-
Notifications
You must be signed in to change notification settings - Fork 32
Description
Bug
Microsimulation() with no dataset argument fails to download the latest data because the hardcoded HuggingFace URL in simulation.py:147 points to a repo that doesn't exist.
Current behavior
In policyengine_uk/simulation.py line 147, the default dataset URL is:
"hf://policyengine/policyengine-uk-data/enhanced_frs_2023_24.h5"This gets parsed by policyengine_core.tools.hugging_face.download_huggingface_dataset as:
- repo:
policyengine/policyengine-uk-data - filename:
enhanced_frs_2023_24.h5
However, the repo policyengine/policyengine-uk-data does not exist on HuggingFace (returns 404). The function catches the RepositoryNotFoundError, assumes the repo is private, prompts for an HF token, and then tries to download — which either fails or serves a stale cached file.
Where the data actually lives
The enhanced_frs_2023_24.h5 file is uploaded by the policyengine-uk-data CI pipeline to:
policyengine/policyengine-uk-data-private (repo_type: model)
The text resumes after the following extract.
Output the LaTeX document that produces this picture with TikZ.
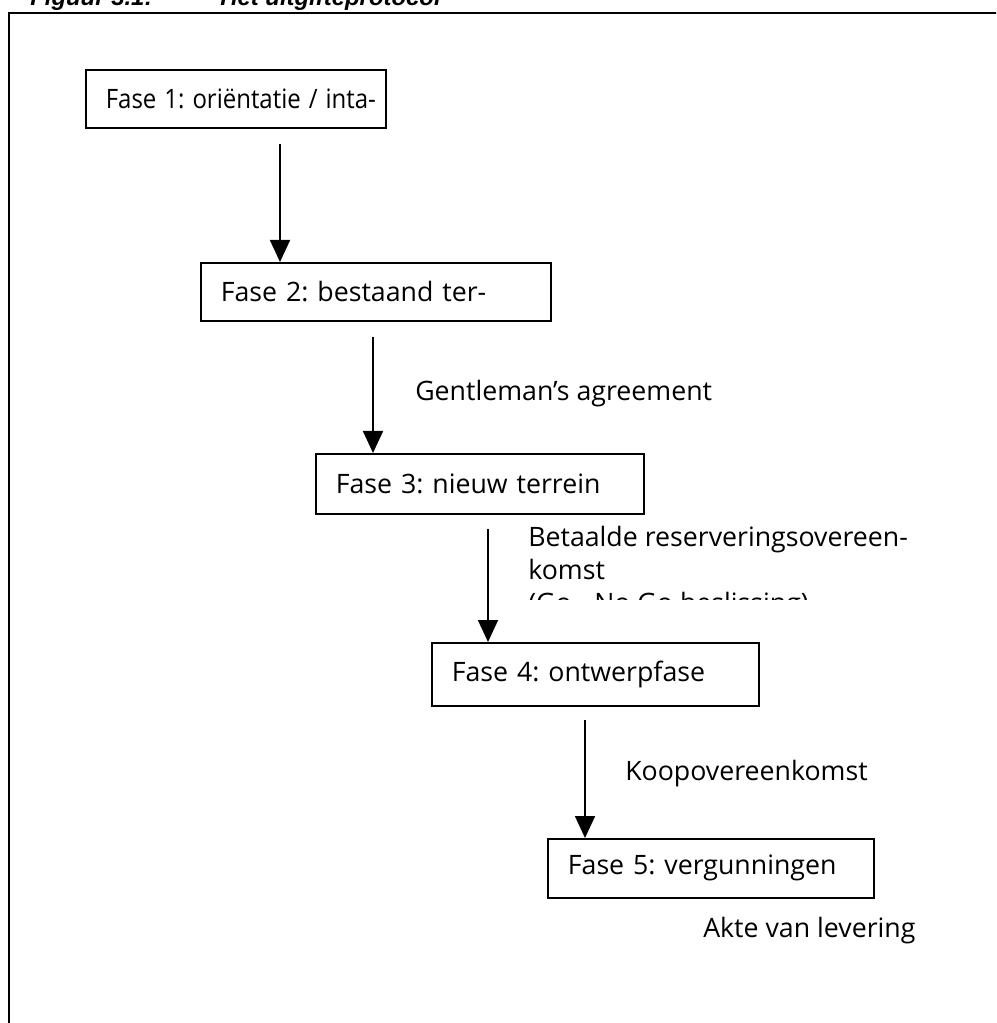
\documentclass[tikz,border=0pt]{standalone}
\usepackage{fontspec}
\usepackage{graphicx}
\setmainfont{Open Sans}
\newfontfamily\arialfont{Liberation Sans}
\usetikzlibrary{arrows.meta,positioning}
\newcommand\pxu{0.025cm}
\newcommand\fasefont{\frenchspacing\fontsize{19}{23.5}\selectfont}
\newcommand\titelfont{\arialfont\bfseries\itshape\fontsize{17}{20}\selectfont}
\tikzset{
  fase/.style={draw, rectangle, line width=1.2pt, anchor=north west,
               inner xsep=0.5cm, inner ysep=0pt, font=\fasefont},
  lbl/.style={anchor=base west, align=left, inner sep=0pt, font=\fasefont},
  titel/.style={anchor=base west, inner sep=0pt, font=\titelfont},
  flow/.style={line width=1.2pt, -{Triangle[length=0.55cm,width=0.5cm]}},
  kader/.style={line width=1.2pt},
}

\begin{document}
\begin{tikzpicture}[x=\pxu, y=-\pxu]
  \clip (0,0) rectangle (996,1023);
  % frame and title
  \draw[kader] (9,1040) -- (9,13) -- (1010,13);
  \node[titel] (titel1) at (30,6)  {Figuur 3.1:};
  \node[titel] (titel2) at (220,6) {Het uitgifteprotocol};
  % phases
  \node[fase, text width=6.5cm,   minimum height=1.45cm]  (f1) at (85,69)  {\resizebox{6.75cm}{\height}{Fase 1: oriëntatie / inta-}};
  \node[fase, text width=7.75cm,  minimum height=1.45cm]  (f2) at (200,262) {\mbox{Fase 2: bestaand ter-}};
  \node[fase, text width=7.2cm,   minimum height=1.5cm]   (f3) at (315,453) {\mbox{Fase 3: nieuw terrein}};
  \node[fase, text width=7.175cm, minimum height=1.575cm] (f4) at (431,642) {\mbox{Fase 4: ontwerpfase}};
  \node[fase, text width=7.15cm,  minimum height=1.475cm] (f5) at (547,838) {\mbox{Fase 5: vergunningen}};
  % arrow columns
  \coordinate (c1) at (280,0);
  \coordinate (c2) at (373,0);
  \coordinate (c3) at (488,0);
  \coordinate (c4) at (585,0);
  % arrows
  \draw[flow] ([yshift=-0.375cm]f1.south -| c1) -- (f2.north -| c1);
  \draw[flow] ([yshift=-0.375cm]f2.south -| c2) -- (f3.north -| c2);
  \draw[flow] ([yshift=-0.35cm]f3.south -| c3)  -- (f4.north -| c3);
  \draw[flow] ([yshift=-0.325cm]f4.south -| c4) -- (f5.north -| c4);
  % labels
  \node[lbl] (a2) at (415,400) {Gentleman\char39 s agreement};
  \begin{scope}
    \clip (500,500) rectangle (990,599);
    \node[lbl, anchor=north west] (a3) at (528,526) {Betaalde reserveringsovereen-\\komst\\(Go - No Go beslissing)};
  \end{scope}
  \node[lbl] (a4) at (625,780) {Koopovereenkomst};
  \node[lbl] (a5) at (703,937) {Akte van levering};
\end{tikzpicture}
\end{document}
This can be confirmed in policyengine_uk_data/storage/upload_completed_datasets.py:
upload_data_files(
files=dataset_files,
hf_repo_name="policyengine/policyengine-uk-data-private",
hf_repo_type="model",
...
)How we found this
While reviewing PR PolicyEngine/uk-land-value-tax#1, we needed to verify simulation results with the latest data. We found:
policyengine-uk(2.75.2) does not listpolicyengine-uk-dataas a pip dependency, so upgrading PE UK never pulls the latest data package- The HF URL is the only mechanism for fetching the dataset at runtime, but it points to the wrong repo
- The correct repo (
policyengine/policyengine-uk-data-private) hasenhanced_frs_2023_24.h5uploaded by the 1.45.0 CI run
Proposed fix
In policyengine_uk/simulation.py line 147, change:
"hf://policyengine/policyengine-uk-data/enhanced_frs_2023_24.h5"to:
"hf://policyengine/policyengine-uk-data-private/enhanced_frs_2023_24.h5"Additional note
It may also be worth considering adding policyengine-uk-data as an optional dependency so that the installed package's storage folder can be used as a fallback, rather than relying solely on runtime HF downloads.